Distillers, alas, have a spotty track record as prognosticators. For the most part, they failed to predict the past decade’s boom in demand for whiskey, leaving some cherished brands hard to find and the cost of indulging in the South’s favorite twilight pastime rising astronomically. “Prices have been nuts,” says Lew Bryson, author of Whiskey Master Class: The Ultimate Guide to Understanding Scotch, Bourbon, Rye, and More. “It’s like college tuition.”
Producers have responded to the demand by vastly expanding their output. “Every major distiller has doubled its capacity in the past ten or fifteen years,” Bryson notes. Kentucky alone now has something like ten million barrels of bourbon aging in warehouses, quietly awaiting the coming Golden Age.

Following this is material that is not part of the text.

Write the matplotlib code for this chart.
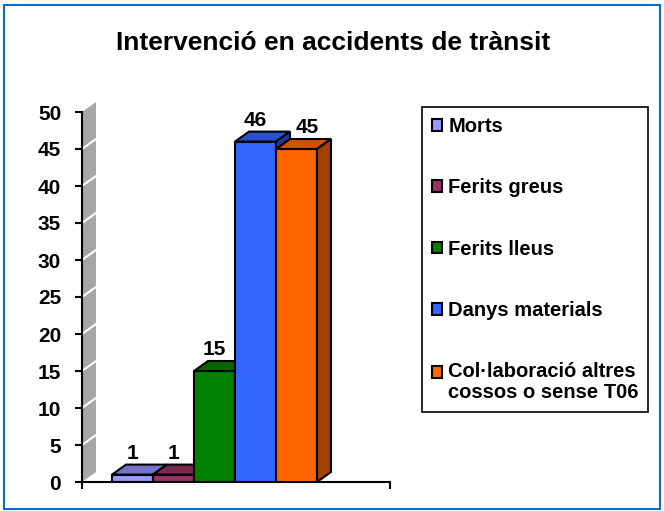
import matplotlib.pyplot as plt
from matplotlib.patches import Polygon, Patch, Rectangle

plt.rcParams['font.family'] = ['Liberation Sans', 'DejaVu Sans']
plt.rcParams['font.weight'] = 'bold'

title = "Intervenció en accidents de trànsit"
categories = ["Morts", "Ferits greus", "Ferits lleus", "Danys materials",
              "Col·laboració altres\ncossos o sense T06"]
values = [1, 1, 15, 46, 45]
yticks = [0, 5, 10, 15, 20, 25, 30, 35, 40, 45, 50]

front = ["#9999FF", "#993366", "#008000", "#3366FF", "#FF6600"]
top = ["#7373CC", "#7A2952", "#006400", "#2952CC", "#CC5200"]
side = ["#5C5CA3", "#5C1F3D", "#004D00", "#1F3D99", "#A34100"]
label_shift = [0, 0, 0, 0, 0.25]

W, H = 664, 511
fig = plt.figure(figsize=(W / 100, H / 100), dpi=100)

# outer chart border
fig.patches.append(Rectangle((4 / W, 1 - 509 / H), 656 / W, 504 / H,
                             transform=fig.transFigure, fill=False,
                             edgecolor="#0A6FC2", lw=1.5))

fig.text(333 / W, 1 - 43 / H, title, ha="center", va="center", fontsize=19)

ax = fig.add_axes([82 / W, (H - 482) / H, 308 / W, 370 / H])
ax.set_xlim(0, 308 / 41)
ax.set_ylim(0, 50)
dx = 14 / 41
dy = 10 * 50 / 370

# grey back wall
ax.add_patch(Polygon([(0, 0), (dx, dy), (dx, 50 + dy), (0, 50)], closed=True,
                     facecolor="#A6A6A6", edgecolor="none", clip_on=False, zorder=0.5))
for t in yticks[1:-1]:
    ax.plot([0, dx], [t, t + dy], color="white", lw=1.5, clip_on=False, zorder=0.6)

x0 = 30 / 41
for i, v in enumerate(values):
    left = x0 + i
    z = 2 + i
    ax.bar(left, v, width=1, align="edge", color=front[i], edgecolor="black",
           linewidth=1.5, zorder=z)
    ax.add_patch(Polygon([(left, v), (left + dx, v + dy), (left + 1 + dx, v + dy), (left + 1, v)],
                         facecolor=top[i], edgecolor="black", lw=1.5, zorder=z, clip_on=False))
    ax.add_patch(Polygon([(left + 1, 0), (left + 1 + dx, dy), (left + 1 + dx, v + dy), (left + 1, v)],
                         facecolor=side[i], edgecolor="black", lw=1.5, zorder=z, clip_on=False))
    ax.text(left + 0.5 + label_shift[i], v + dy + 0.8, str(v), ha="center", va="baseline",
            fontsize=15, zorder=20)

for s in ["top", "right"]:
    ax.spines[s].set_visible(False)
ax.spines["left"].set_linewidth(1.5)
ax.spines["bottom"].set_linewidth(1.5)
ax.spines["left"].set_zorder(1)
ax.set_yticks(yticks)
ax.tick_params(axis="y", length=5, width=1.5, pad=10, labelsize=15)
ax.set_xticks([0, 308 / 41])
ax.set_xticklabels([])
ax.tick_params(axis="x", length=5, width=1.5)

handles = [Patch(facecolor=c, edgecolor="black", lw=1.5) for c in front]
leg = fig.legend(handles, categories, loc="upper left",
                 bbox_to_anchor=(422 / W, 1 - 107 / H - 0.1, 226 / W, 0.1), mode="expand",
                 fontsize=14.5, handlelength=0.5, handleheight=0.5, handletextpad=0.3,
                 labelspacing=2.1, borderpad=0.5, borderaxespad=0, fancybox=False,
                 framealpha=1)
leg.get_frame().set_edgecolor("black")
leg.get_frame().set_linewidth(1.2)
last_text = leg.get_texts()[-1]
last_text.set_linespacing(1.1)

# put the marker of the two-line entry next to its first line
fig.canvas.draw()
last = leg.legend_handles[-1]
tb = last_text.get_window_extent()
hb = last.get_window_extent()
target = tb.y1 - tb.height / 4
last.set_y(last.get_y() + (target - (hb.y0 + hb.y1) / 2) * 72 / fig.dpi)

fig.savefig("out.png", dpi=100)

Bourbon is surging outside Kentucky, too. (Bourbon does not need to be made in Kentucky, despite what your brother-in-law insists.) The prospect of non-Kentucky bourbons—many from new craft distillers experimenting with bold new approaches, including barrels made from non-Ozark oak—thrills Bryson: “There are stave mills being built east of the Appalachians. You’re getting completely different flavors.”
Luckily, the refilling of the bourbon supply pipeline may mean a break on prices. That would be doubly true if fickle American consumers lose interest in whiskey and switch to drinking organic pond water chilled with pink quartz crystals, or Lord knows what else, in the future. All that excellent whiskey may go unloved and unwanted, resulting in a glut like the one that visited the industry in the 1980s, resulting in high quality at bargain prices.
But don’t count on that. Bourbon tabs will continue to rise if more consumers clamber into the market or the international trade in whiskey booms, as many predict. To hedge your bets, we suggest buying two bottles of each of your favorite whiskeys today. Drink one, slowly, at a rate that will appease your general practitioner. Hide the other away for fifteen years. Because the one thing we know is, well…you just never know.